(Exercise brief): Only the lines from the start of the material through the line containing "-1.2, -0.5, -0.1]" are to be extracted, exactly as they appear.

— START OF Data extract —

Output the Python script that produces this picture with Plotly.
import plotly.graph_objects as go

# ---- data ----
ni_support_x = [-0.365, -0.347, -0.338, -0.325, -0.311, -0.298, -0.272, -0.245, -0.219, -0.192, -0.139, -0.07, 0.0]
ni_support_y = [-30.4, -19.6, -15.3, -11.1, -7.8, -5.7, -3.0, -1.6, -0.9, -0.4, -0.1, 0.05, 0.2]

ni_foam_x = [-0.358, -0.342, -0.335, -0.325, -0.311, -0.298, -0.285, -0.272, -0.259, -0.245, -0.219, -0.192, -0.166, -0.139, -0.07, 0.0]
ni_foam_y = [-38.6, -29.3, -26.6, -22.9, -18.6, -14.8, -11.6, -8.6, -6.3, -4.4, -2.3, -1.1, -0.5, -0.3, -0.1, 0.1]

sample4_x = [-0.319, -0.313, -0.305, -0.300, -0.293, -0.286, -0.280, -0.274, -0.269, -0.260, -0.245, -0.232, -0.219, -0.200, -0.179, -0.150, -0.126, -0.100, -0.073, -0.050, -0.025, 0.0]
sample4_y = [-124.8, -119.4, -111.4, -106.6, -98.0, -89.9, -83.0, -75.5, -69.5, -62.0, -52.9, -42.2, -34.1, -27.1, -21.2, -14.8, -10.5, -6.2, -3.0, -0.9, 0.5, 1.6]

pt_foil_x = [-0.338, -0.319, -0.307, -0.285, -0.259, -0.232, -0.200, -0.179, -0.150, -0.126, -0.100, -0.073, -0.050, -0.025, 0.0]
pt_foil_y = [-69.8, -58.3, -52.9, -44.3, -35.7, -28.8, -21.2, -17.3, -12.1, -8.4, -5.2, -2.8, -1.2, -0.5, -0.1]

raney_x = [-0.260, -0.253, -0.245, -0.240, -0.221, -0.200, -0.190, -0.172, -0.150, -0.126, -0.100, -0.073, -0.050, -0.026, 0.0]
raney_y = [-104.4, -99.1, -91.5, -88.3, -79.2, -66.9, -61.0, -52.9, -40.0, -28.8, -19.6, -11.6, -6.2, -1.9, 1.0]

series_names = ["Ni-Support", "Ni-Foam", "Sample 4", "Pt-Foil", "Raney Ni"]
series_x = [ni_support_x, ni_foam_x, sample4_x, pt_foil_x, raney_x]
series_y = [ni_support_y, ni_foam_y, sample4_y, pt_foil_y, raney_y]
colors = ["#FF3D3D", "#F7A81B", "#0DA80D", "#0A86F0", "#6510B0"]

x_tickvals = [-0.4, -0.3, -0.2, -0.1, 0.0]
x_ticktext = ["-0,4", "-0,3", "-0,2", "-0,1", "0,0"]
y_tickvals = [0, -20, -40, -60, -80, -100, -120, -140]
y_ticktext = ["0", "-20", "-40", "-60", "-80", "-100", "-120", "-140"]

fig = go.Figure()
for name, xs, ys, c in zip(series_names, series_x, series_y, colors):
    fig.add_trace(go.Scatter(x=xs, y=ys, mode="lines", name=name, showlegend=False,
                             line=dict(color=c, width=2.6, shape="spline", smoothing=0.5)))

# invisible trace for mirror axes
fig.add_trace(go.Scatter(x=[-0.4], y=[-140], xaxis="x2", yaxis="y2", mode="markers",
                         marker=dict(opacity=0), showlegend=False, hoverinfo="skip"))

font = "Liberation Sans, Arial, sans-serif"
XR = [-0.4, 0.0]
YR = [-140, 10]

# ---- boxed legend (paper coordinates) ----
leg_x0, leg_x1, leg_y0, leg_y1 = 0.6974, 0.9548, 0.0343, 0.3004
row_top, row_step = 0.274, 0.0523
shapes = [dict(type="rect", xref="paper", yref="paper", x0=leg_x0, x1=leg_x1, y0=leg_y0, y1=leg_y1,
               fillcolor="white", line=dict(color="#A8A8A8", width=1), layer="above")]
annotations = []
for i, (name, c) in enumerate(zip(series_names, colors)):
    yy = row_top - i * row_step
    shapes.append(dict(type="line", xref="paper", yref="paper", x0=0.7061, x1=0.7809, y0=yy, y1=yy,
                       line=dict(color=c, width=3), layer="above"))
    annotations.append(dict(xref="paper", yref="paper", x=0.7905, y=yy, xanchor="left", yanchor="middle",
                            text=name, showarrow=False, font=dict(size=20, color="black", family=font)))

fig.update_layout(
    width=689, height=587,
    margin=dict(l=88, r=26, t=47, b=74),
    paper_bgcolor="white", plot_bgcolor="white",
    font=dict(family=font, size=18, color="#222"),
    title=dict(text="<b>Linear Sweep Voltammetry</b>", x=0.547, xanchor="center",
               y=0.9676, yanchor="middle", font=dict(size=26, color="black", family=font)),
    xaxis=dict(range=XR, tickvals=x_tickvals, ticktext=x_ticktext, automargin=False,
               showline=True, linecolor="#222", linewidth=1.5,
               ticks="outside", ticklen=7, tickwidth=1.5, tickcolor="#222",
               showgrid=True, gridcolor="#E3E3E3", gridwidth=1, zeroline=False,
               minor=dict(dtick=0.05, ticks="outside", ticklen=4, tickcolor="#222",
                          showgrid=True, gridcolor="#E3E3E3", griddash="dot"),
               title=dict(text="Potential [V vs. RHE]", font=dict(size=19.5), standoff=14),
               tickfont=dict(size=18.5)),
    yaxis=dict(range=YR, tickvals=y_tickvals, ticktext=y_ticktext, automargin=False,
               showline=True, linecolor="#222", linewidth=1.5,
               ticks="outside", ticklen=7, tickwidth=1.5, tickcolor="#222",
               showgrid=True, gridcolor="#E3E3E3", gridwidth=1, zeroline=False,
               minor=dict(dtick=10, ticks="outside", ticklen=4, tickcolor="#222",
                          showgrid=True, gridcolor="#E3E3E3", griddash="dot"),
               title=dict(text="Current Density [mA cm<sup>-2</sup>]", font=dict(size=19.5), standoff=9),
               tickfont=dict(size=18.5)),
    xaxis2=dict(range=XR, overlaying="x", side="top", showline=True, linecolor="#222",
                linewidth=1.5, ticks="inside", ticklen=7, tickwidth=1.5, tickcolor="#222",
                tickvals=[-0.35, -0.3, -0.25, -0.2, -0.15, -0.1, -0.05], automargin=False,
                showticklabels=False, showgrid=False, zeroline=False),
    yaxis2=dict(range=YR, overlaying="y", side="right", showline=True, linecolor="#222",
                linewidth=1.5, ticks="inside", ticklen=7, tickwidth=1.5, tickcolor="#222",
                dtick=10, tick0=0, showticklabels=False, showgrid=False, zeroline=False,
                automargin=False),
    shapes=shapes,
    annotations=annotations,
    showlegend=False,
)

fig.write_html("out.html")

— END OF Data extract —

(Exercise answer):
Output the Python script that produces this picture with Plotly.
import plotly.graph_objects as go

# ---- data ----
ni_support_x = [-0.365, -0.347, -0.338, -0.325, -0.311, -0.298, -0.272, -0.245, -0.219, -0.192, -0.139, -0.07, 0.0]
ni_support_y = [-30.4, -19.6, -15.3, -11.1, -7.8, -5.7, -3.0, -1.6, -0.9, -0.4, -0.1, 0.05, 0.2]

ni_foam_x = [-0.358, -0.342, -0.335, -0.325, -0.311, -0.298, -0.285, -0.272, -0.259, -0.245, -0.219, -0.192, -0.166, -0.139, -0.07, 0.0]
ni_foam_y = [-38.6, -29.3, -26.6, -22.9, -18.6, -14.8, -11.6, -8.6, -6.3, -4.4, -2.3, -1.1, -0.5, -0.3, -0.1, 0.1]

sample4_x = [-0.319, -0.313, -0.305, -0.300, -0.293, -0.286, -0.280, -0.274, -0.269, -0.260, -0.245, -0.232, -0.219, -0.200, -0.179, -0.150, -0.126, -0.100, -0.073, -0.050, -0.025, 0.0]
sample4_y = [-124.8, -119.4, -111.4, -106.6, -98.0, -89.9, -83.0, -75.5, -69.5, -62.0, -52.9, -42.2, -34.1, -27.1, -21.2, -14.8, -10.5, -6.2, -3.0, -0.9, 0.5, 1.6]

pt_foil_x = [-0.338, -0.319, -0.307, -0.285, -0.259, -0.232, -0.200, -0.179, -0.150, -0.126, -0.100, -0.073, -0.050, -0.025, 0.0]
pt_foil_y = [-69.8, -58.3, -52.9, -44.3, -35.7, -28.8, -21.2, -17.3, -12.1, -8.4, -5.2, -2.8, -1.2, -0.5, -0.1]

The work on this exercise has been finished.